- Born: Amos Barr Hostetter Jr. January 12, 1937 (age 89) New Jersey, US
- Education: Amherst College (B.A., Economics, 1958) Harvard University (M.B.A., 1961)
- Known for: MediaOne/Continental Cablevision
- Spouse: Barbara Lynn Walsh
- Children: 3 children
- Parent: Amos Hostetter Sr.

= Amos Hostetter Jr. =

American businessman

Amos Barr Hostetter Jr. (born January 12, 1937) is an American businessman, who was the founder, chairman, and CEO of Continental Cablevision. With an estimated current net worth of around $3.5 billion, he is ranked by Forbes as the 538th richest person in the world as of 2020. He has also served as the chairman of C-SPAN.

==Early life and education==
Hostetter is the son of the late Amos Hostetter, a prominent trader at Commodities Corporation and Hayden Stone. He attended the Pingry School for his secondary education and graduated in the Class of 1954. After graduating from Amherst College in 1958 with a B.A. in Economics, he obtained a M.B.A. from Harvard University in 1961.

==Career==
In 1963, Hostetter and his college roommate and fraternity brother, H. Irving Grousbeck, founded Continental Cablevision in Fostoria, Ohio and Tiffin, Ohio. At the time of the company's sale in 1996 to US West, it was the largest privately owned cable company.

Hostetter is currently chairman of Pilot House Associates, LLC.

In 1999, Amos and his wife, Barbara Walsh founded the Barr Foundation which has given out over $710 million in the 21 years since. In 2016, the foundation had assets totaling $1.6 billion and focuses its philanthropy in the Boston region.

==Personal life==
In 1984, Hostetter married Barbara Lynn Walsh of Lakeville, Connecticut in an Episcopal ceremony.
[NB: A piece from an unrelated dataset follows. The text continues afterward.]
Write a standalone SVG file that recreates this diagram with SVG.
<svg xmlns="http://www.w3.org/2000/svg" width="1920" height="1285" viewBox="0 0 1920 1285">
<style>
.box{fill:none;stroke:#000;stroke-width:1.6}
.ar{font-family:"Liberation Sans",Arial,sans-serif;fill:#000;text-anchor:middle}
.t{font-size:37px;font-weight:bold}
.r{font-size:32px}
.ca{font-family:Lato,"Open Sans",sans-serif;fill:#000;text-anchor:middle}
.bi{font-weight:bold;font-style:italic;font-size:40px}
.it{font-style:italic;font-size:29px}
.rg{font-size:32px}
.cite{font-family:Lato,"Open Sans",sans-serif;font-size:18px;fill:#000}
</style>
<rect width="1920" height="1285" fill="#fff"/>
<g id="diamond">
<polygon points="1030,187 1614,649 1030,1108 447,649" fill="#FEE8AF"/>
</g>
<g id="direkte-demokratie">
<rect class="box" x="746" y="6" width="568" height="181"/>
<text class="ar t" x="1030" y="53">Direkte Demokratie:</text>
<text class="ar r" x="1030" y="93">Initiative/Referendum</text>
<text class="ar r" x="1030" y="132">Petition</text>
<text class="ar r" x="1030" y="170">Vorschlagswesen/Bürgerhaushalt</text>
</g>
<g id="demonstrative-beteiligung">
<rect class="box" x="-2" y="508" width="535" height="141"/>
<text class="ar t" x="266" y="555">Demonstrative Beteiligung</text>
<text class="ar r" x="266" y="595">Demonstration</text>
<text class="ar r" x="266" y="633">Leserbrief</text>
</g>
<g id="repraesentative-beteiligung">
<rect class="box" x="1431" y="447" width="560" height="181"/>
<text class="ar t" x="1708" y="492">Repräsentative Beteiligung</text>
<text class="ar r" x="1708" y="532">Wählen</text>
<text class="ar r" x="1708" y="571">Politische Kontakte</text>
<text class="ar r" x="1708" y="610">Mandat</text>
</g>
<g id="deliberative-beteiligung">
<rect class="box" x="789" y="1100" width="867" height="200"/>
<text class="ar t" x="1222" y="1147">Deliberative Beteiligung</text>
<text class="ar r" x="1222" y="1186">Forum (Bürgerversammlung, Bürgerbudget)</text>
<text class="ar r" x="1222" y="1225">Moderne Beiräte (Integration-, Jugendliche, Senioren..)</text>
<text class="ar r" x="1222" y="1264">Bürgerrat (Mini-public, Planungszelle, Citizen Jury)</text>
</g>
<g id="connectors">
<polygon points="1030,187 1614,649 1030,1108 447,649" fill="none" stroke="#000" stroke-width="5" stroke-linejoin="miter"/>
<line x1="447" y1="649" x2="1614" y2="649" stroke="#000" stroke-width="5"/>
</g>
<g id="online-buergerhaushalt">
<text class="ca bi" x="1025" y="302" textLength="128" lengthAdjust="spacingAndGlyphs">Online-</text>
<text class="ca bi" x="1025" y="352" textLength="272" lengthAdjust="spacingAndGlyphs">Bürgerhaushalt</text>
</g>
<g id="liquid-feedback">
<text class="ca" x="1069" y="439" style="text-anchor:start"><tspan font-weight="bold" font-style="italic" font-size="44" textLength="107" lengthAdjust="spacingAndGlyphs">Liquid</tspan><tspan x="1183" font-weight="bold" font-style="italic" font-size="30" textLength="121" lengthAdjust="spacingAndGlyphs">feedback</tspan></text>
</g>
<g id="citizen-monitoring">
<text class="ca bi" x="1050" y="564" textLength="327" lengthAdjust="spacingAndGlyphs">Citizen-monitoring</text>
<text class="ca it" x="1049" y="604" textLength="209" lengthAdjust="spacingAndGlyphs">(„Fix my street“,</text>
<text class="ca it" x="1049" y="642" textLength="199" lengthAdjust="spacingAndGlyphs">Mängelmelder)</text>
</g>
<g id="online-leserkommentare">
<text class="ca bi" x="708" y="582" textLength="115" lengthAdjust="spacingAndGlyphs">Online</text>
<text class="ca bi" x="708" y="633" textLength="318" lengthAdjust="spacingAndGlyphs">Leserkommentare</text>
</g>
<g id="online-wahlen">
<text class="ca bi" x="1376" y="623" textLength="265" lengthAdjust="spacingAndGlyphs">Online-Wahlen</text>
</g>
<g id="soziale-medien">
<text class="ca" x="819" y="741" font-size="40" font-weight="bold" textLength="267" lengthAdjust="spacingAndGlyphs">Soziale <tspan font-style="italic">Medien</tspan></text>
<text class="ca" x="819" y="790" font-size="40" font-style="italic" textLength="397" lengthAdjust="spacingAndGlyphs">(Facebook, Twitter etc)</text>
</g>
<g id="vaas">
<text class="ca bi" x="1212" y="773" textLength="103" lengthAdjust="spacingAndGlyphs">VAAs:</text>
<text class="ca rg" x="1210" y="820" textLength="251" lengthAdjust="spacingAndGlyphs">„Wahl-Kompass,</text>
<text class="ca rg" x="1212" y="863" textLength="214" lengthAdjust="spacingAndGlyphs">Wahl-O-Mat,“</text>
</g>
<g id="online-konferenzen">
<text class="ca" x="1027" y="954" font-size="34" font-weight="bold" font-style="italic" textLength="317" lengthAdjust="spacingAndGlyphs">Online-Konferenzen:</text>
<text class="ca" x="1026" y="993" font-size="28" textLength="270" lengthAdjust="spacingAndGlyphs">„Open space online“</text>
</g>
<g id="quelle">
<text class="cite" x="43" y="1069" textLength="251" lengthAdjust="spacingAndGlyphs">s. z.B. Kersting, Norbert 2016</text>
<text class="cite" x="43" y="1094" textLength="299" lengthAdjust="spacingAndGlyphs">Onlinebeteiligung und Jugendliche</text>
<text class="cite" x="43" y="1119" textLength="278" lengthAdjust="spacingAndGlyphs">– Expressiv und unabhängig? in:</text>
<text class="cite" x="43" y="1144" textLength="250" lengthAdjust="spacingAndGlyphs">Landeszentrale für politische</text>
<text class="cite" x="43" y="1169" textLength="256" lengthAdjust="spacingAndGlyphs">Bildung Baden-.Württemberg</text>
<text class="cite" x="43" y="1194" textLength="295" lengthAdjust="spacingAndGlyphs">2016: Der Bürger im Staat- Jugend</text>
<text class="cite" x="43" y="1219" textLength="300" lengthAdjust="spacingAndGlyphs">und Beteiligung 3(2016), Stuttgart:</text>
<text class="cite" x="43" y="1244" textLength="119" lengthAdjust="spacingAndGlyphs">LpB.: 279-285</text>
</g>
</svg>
They have three children: Caroline, Elizabeth, and Tripp.

In 2003, Hostetter purchased the historic Second Harrison Gray Otis House on Mount Vernon Street in Boston for an estimated $12 million.

He is a Life Trustee at Amherst College, his alma mater. Barbara and Amos founded the Barr Foundation in Boston and remain trustees. The $1.6 billion foundation, one of the state's largest philanthropies, makes grants for the arts, education, and climate change. Hostetter donated to the Lincoln Project, a Republican-led super PAC.

In 2020, Forbes deputy wealth editor Jennifer Wang awarded Hostetter Jr. a perfect philanthropy score of 5, the highest possible rating; placing him among an exclusive group of just ten Forbes 400 members, alongside Warren Buffett, George Soros, Eli Broad, and others who have each given away at least 20% of their fortune.